# Structural engineer / surveyor - Kildare



## Wicklow33 (14 Jun 2010)

Hi - was wondering if anyone can recommend a structural engineer or surveyor in county Kildare - Newbridge / Naas area. Recently had attic converted and very concerned we might have issues - have a cert of complaince but want someone totally independent to look at it - I think the roof at very top is sagging slightly.  We have timber frame house - want to make sure house not going to collapse - maybe I am overeacting and hope we can fix it.  Think at this stage best option is to fork out money for engineer and see what they think.  Regret ever starting the job now. Any recommendations / advice much appreciated.


----------



## Peter Sweeny (6 Jul 2010)

To the best of your knowledge was the timber framed house designed with adequately sized roof trusses to allow for easy conversion of the attic or did the builder have to remove the inner cords of the roof trusses to make space for the attic conversion. I am assuming the roof is constructed with roof trusses and not tradition cut roof timbers.
Under normal circumstances in a masonry constructed house the builder can remove the inner cords of the roof trusses and then fit steel universal beams to support the roof and the attic floor. The steel UB's would normally be spanning across the width of the house and resting on support pads built into the masonry wall. This option would not be suitable in almost all cases for a timber framed house and in effect the attic space in timber framed houses cannot be converted unless the roof trusses were first designed with that in mind or other major works are carried out to support the roof structure.


----------



## Pope John 11 (6 Jul 2010)

Peter Sweeny said:


> To the best of your knowledge was the timber framed house designed with adequately sized roof trusses to allow for easy conversion of the attic or did the builder have to remove the inner cords of the roof trusses to make space for the attic conversion. I am assuming the roof is constructed with roof trusses and not tradition cut roof timbers.
> Under normal circumstances in a masonry constructed house the builder can remove the inner cords of the roof trusses and then fit steel universal beams to support the roof and the attic floor. The steel UB's would normally be spanning across the width of the house and resting on support pads built into the masonry wall. This option would not be suitable in almost all cases for a timber framed house and in effect the attic space in timber framed houses cannot be converted unless the roof trusses were first designed with that in mind or other major works are carried out to support the roof structure.


 
Good & correct point by Peter,

Yes it may be best to get a structural engineer to have a look at it.

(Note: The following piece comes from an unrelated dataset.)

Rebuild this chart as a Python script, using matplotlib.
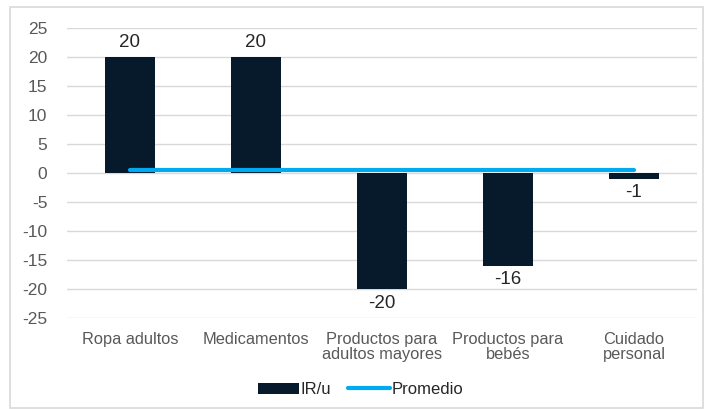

Try & find out all of the following:

1. If its timber frame, who were the designers, sometimes you may see the company name stamped on the timbers. IJM is one such company, there are many.
2. Get hold of the timber framing companies drawings for your particular house.
3. What contractor originally built the house?
4. What contractor carried out the attic conversion
5. Did you have an engineer to sign off on the conversion
6. Are there any issues with the floor joists in the attic?
7. Was their an architect involved in the attic conversion
8. When was the conversion done etc

The more information, contact names, dates you have the better you can equip your engineer with. Your engineer will help you too with some of the above points.

If there are several houses in a housing estate, & they all look the same, it may be a good idea for your engineer to inspect, say a neighbours house too, that does not have the attic converted, if you can't get hold of the drawings straight away. This way he will see the type of timber frame construction

I know from experience that it is sometimes difficult to get hold of these drawings, again it would be down to your engineer.

The removal of the chord members (diagonals) which form part of the truss may have resulted in increasing the span of the truss rafters, thus causing the roof to sag.

Now, if you notice the line of the ridge tiles sagging, then this could also be a different situation too, ie foundation issue etc.


----------